# [WHAT TO PRODUCE]
Print the material below exactly as it stands, please, from its first line to the line holding "depth of the columns", with no pictures.

# [MATERIAL SHOWN]
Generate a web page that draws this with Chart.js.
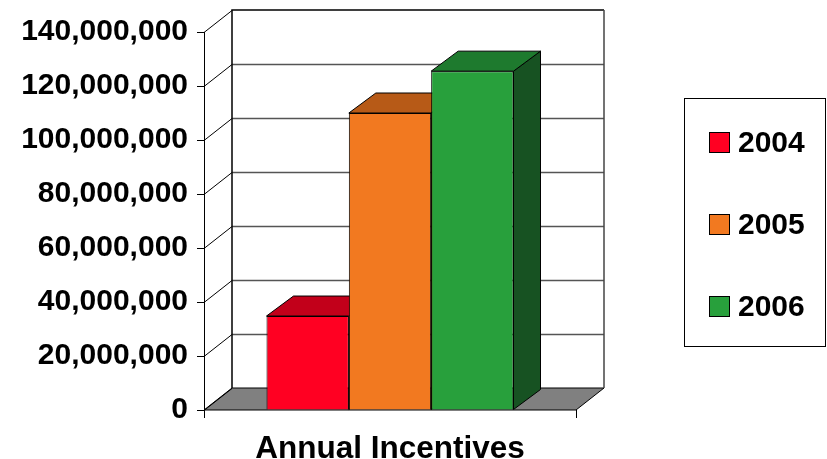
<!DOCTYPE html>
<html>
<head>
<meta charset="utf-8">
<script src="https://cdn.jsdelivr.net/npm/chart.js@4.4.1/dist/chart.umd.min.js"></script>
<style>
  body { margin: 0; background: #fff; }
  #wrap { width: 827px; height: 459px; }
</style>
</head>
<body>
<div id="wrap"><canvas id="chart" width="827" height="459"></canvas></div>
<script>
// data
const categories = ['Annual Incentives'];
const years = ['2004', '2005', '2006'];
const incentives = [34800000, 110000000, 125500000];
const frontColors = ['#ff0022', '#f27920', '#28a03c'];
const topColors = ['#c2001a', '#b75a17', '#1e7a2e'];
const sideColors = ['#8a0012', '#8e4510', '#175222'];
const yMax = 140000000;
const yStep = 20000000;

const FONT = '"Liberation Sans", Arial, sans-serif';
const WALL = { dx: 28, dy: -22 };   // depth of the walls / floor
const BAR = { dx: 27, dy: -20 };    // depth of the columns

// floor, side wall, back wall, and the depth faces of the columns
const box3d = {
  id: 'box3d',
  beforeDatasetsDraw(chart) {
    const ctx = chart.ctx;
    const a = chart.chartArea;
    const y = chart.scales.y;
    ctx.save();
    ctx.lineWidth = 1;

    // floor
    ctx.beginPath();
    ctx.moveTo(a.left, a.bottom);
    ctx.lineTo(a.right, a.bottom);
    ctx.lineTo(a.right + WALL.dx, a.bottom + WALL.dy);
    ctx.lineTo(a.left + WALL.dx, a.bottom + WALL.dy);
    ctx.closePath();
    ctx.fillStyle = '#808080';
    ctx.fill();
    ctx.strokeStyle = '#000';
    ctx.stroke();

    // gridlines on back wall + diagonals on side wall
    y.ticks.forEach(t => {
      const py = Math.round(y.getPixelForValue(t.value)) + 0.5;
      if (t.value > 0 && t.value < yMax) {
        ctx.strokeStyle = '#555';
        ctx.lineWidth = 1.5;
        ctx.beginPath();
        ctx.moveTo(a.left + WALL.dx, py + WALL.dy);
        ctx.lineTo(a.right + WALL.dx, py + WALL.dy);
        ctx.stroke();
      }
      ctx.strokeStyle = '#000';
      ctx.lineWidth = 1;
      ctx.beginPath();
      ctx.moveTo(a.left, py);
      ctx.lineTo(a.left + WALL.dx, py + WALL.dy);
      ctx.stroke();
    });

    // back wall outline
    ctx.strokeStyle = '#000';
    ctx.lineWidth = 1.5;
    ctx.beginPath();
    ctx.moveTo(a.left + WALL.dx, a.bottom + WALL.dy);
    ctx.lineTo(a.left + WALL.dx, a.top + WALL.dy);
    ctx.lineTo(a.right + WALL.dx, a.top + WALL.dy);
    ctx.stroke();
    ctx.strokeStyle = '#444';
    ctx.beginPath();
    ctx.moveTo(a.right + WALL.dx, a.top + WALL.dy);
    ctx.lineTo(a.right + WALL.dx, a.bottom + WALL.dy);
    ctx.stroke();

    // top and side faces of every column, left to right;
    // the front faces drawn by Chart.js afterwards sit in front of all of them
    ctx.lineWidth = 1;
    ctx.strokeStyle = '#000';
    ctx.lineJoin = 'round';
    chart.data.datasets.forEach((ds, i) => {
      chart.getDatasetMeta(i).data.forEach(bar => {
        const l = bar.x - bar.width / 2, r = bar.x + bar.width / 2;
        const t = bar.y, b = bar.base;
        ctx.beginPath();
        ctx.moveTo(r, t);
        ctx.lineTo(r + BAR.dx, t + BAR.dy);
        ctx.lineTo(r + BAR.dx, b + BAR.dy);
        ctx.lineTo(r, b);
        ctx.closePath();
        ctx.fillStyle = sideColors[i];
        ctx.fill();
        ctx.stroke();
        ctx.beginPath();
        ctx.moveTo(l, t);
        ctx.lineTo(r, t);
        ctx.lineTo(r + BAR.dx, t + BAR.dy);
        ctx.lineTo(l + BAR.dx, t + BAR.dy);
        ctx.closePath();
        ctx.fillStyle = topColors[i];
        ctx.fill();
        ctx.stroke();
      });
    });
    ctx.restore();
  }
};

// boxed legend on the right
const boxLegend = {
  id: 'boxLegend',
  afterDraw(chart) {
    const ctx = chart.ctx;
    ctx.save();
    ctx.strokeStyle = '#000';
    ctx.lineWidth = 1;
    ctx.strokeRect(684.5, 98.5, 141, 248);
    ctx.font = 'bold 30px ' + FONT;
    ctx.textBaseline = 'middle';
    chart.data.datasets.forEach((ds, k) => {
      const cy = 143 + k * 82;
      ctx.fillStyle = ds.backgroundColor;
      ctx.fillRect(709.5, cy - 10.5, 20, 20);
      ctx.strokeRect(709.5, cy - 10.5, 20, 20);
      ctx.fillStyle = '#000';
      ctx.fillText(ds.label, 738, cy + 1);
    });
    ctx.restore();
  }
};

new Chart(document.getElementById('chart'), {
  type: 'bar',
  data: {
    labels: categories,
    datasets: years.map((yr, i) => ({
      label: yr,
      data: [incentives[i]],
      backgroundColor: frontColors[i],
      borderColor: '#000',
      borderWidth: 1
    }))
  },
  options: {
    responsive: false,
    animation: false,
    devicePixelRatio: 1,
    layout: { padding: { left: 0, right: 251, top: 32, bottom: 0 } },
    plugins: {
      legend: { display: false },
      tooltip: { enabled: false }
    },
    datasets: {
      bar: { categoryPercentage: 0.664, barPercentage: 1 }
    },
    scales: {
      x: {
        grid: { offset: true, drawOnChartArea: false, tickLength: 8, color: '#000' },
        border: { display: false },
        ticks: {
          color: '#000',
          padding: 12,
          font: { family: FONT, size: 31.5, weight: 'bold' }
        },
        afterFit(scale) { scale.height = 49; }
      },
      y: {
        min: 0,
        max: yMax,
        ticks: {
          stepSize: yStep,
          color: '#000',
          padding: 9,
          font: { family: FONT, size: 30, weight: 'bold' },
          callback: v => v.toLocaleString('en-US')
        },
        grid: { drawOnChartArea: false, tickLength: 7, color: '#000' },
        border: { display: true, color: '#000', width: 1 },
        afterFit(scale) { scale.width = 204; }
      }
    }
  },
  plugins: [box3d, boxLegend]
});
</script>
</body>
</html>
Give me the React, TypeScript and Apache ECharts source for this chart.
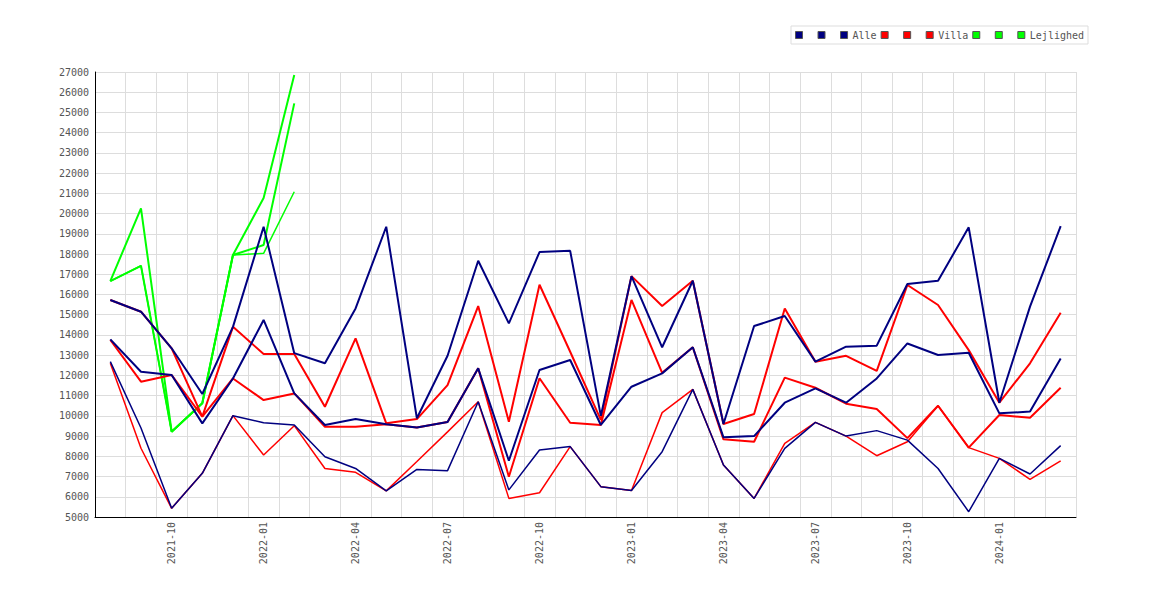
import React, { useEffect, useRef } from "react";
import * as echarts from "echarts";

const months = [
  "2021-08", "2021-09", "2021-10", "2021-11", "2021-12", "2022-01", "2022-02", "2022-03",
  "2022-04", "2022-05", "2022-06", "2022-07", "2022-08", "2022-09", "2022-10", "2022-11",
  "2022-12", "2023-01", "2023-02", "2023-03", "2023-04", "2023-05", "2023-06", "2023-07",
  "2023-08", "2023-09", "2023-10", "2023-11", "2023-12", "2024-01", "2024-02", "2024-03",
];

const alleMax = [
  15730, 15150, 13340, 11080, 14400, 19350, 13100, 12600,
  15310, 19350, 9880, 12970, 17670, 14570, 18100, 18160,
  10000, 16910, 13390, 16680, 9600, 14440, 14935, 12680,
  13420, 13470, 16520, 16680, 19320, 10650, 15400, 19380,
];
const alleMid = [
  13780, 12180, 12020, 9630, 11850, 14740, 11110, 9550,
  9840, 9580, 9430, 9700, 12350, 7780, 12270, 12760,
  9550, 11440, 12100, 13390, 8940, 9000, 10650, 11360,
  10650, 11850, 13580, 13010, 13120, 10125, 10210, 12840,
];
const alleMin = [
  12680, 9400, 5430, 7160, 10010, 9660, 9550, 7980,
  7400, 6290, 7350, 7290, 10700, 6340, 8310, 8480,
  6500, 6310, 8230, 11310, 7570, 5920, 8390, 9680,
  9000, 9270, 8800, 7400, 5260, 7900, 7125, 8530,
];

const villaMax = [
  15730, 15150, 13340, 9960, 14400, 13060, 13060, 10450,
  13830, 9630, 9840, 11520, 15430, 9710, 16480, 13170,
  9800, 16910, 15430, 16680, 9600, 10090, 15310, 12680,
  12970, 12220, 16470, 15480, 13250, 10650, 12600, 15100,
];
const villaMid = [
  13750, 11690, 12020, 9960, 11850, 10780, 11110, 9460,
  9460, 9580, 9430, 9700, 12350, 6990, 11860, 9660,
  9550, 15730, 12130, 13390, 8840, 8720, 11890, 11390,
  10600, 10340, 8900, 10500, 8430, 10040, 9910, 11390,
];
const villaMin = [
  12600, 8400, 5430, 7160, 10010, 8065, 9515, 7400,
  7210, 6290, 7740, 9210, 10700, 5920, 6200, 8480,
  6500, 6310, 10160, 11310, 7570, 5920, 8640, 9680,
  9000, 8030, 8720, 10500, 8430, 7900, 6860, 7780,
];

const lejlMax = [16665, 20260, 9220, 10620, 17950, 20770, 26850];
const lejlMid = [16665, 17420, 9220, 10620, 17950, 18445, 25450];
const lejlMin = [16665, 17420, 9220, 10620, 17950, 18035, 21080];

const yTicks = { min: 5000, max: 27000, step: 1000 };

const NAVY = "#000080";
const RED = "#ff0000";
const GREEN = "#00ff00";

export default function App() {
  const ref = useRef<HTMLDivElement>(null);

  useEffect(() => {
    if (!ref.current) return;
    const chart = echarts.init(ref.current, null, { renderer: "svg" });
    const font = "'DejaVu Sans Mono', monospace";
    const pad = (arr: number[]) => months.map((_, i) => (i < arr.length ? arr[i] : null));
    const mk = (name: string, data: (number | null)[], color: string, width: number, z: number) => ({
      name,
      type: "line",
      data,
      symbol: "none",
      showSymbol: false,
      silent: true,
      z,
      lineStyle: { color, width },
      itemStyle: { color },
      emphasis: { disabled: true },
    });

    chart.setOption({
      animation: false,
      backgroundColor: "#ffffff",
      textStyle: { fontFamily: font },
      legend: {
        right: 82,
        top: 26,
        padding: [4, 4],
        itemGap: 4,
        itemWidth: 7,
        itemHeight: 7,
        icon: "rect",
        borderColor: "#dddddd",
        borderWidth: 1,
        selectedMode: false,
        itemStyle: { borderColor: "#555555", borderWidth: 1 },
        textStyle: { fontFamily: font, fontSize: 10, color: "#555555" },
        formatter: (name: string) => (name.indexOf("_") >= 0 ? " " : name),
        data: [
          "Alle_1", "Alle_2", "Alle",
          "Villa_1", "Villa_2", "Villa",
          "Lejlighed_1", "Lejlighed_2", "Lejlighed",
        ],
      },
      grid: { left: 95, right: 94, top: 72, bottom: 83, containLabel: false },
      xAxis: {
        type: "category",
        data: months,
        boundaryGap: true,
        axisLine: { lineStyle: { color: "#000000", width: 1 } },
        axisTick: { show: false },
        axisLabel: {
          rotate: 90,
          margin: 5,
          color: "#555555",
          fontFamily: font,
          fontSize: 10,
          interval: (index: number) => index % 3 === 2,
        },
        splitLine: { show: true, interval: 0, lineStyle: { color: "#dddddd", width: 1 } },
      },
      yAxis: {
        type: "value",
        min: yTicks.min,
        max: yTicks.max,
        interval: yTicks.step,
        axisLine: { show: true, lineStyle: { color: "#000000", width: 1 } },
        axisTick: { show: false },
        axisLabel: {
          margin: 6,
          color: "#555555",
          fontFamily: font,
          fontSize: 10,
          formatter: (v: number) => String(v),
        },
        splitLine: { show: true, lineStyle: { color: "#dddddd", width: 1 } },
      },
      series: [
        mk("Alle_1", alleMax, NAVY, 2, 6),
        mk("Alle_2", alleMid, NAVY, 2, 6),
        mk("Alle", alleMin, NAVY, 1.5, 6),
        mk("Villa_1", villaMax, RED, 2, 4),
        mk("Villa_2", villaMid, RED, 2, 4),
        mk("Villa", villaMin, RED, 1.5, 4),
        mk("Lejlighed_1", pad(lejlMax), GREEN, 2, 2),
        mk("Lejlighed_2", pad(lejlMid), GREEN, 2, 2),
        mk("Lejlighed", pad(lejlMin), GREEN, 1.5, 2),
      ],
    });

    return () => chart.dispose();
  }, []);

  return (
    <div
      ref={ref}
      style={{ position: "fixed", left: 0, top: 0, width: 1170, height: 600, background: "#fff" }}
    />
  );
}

# [RESULT]
Generate a web page that draws this with Chart.js.
<!DOCTYPE html>
<html>
<head>
<meta charset="utf-8">
<script src="https://cdn.jsdelivr.net/npm/chart.js@4.4.1/dist/chart.umd.min.js"></script>
<style>
  body { margin: 0; background: #fff; }
  #wrap { width: 827px; height: 459px; }
</style>
</head>
<body>
<div id="wrap"><canvas id="chart" width="827" height="459"></canvas></div>
<script>
// data
const categories = ['Annual Incentives'];
const years = ['2004', '2005', '2006'];
const incentives = [34800000, 110000000, 125500000];
const frontColors = ['#ff0022', '#f27920', '#28a03c'];
const topColors = ['#c2001a', '#b75a17', '#1e7a2e'];
const sideColors = ['#8a0012', '#8e4510', '#175222'];
const yMax = 140000000;
const yStep = 20000000;

const FONT = '"Liberation Sans", Arial, sans-serif';
const WALL = { dx: 28, dy: -22 };   // depth of the walls / floor
const BAR = { dx: 27, dy: -20 };    // depth of the columns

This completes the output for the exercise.